In the existing proposal, a service transfer is performed by sending a unicast IP datagram to the IP address computed as shown earlier. The current proposal is to modify this such that service transfers are also multicast transfers, where the destination address is computed as follows:
fixed service
(9 bits) res. selector
________ ||
/ \ vv
11101111.0ddddd01.nnnnnnnn.nnnnnnnn
\__/ \___/ \_______________/
(4 bits) (5 bits) (16 bits)
IPv4 subnet-ID node-ID
multicast \_______________________/
prefix (23 bits)
collision-free multicast
addressing limit of
Ethernet MAC for IPv4
The subject multicast group address is modified as follows (the two least significant bits of the subnet-ID are replaced with the message selector bit and one reserved zero bit):
fixed message reserved
(9 bits) select. (3 bits)
________ res.| _
/ \ vv / \
11101111.0ddddd00.000sssss.ssssssss
\__/ \___/ \____________/
(4 bits) (5 bits) (13 bits)
IPv4 subnet-ID subject-ID
multicast \_______________________/
prefix (23 bits)
collision-free multicast
addressing limit of
Ethernet MAC for IPv4
Since the unicast address of a node is no longer connected to its Cyphal identity, the Cyphal node-ID of the origin of a given transfer needs to be communicated using some other means. It is therefore proposed to modify the Cyphal/UDP header as follows:
-uint8 version # =0 in this revision; ignore frame otherwise.

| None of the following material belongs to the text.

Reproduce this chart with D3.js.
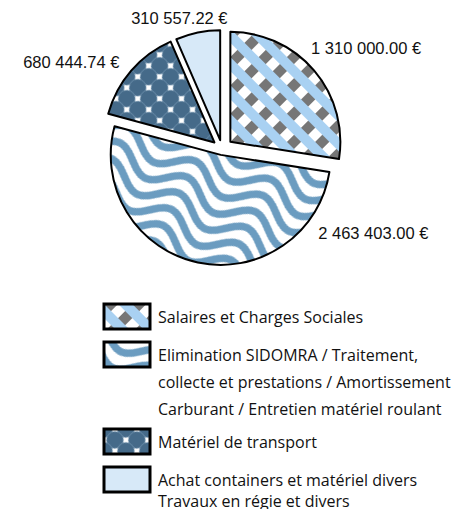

+uint8 version # =1 in this revision; ignore frame otherwise.
uint8 priority # Like in CAN: 0 -- highest priority, 7 -- lowest priority.
-void16 # Set to zero when transmitting, ignore when receiving.
+uint16 source_node_id # Cyphal node-ID of the origin.
uint32 frame_index_eot # MSB is set if the current frame is the last frame of the transfer.
uint64 transfer_id # The transfer-ID never overflows.
void64 # This space may be used later for runtime type identification.
The existing draft does not support anonymous Cyphal/UDP transfers for two reasons: first, that would require anonymous IP transfers which are not supported by the Internet protocol; second, the problem of automatic address assignment is already covered by DHCP. This reasoning does not apply to the updated architecture anymore. Therefore, it may be desirable to introduce the support for anonymous transfers with a trivial change: by reserving the maximum valid source node-ID value of 65535 to indicate that the source address is not valid. This is also in line with the Cyphal/serial (aka Cyphal/TCP) specification draft. An alternative would be to compact the version+priority fields to provide a few free bits for the new flags field, where one of the flags would indicate anonymity.
The UDP port number assignment is not altered by this proposal.
Advantages
-
Cleaner architecture. The link between the IP address of a node and its Cyphal identity is completely eliminated.
-
Compatibility with software nodes. One can execute an arbitrary software node on any system without the need to alter or inspect the configuration of its networking stack. This brings the Cyphal experience on par with high-level pub/sub frameworks.
-
The resulting solution relies solely on IP multicast for all types of communication. Neither IP unicast nor broadcast are used; ARP is therefore also unnecessary.
-
The entire range of Cyphal node-ID is usable as IP-related restrictions are no longer relevant.
-
Implementations are expected to be simplified due to the removal of IP unicast communication (only one mode of communication is left).
Disadvantages
-
The network routers will have to manage a larger number of IP multicast groups, which is defined as the number of subjects plus the number of nodes on the network.
-
IGMP level 2 implementation will be required for all nodes. Previously, IGMP level 2 implementation was only needed for nodes that subscribe to at least one subject.
-
The number of Cyphal subnets (domains) is reduced from 128 to 32.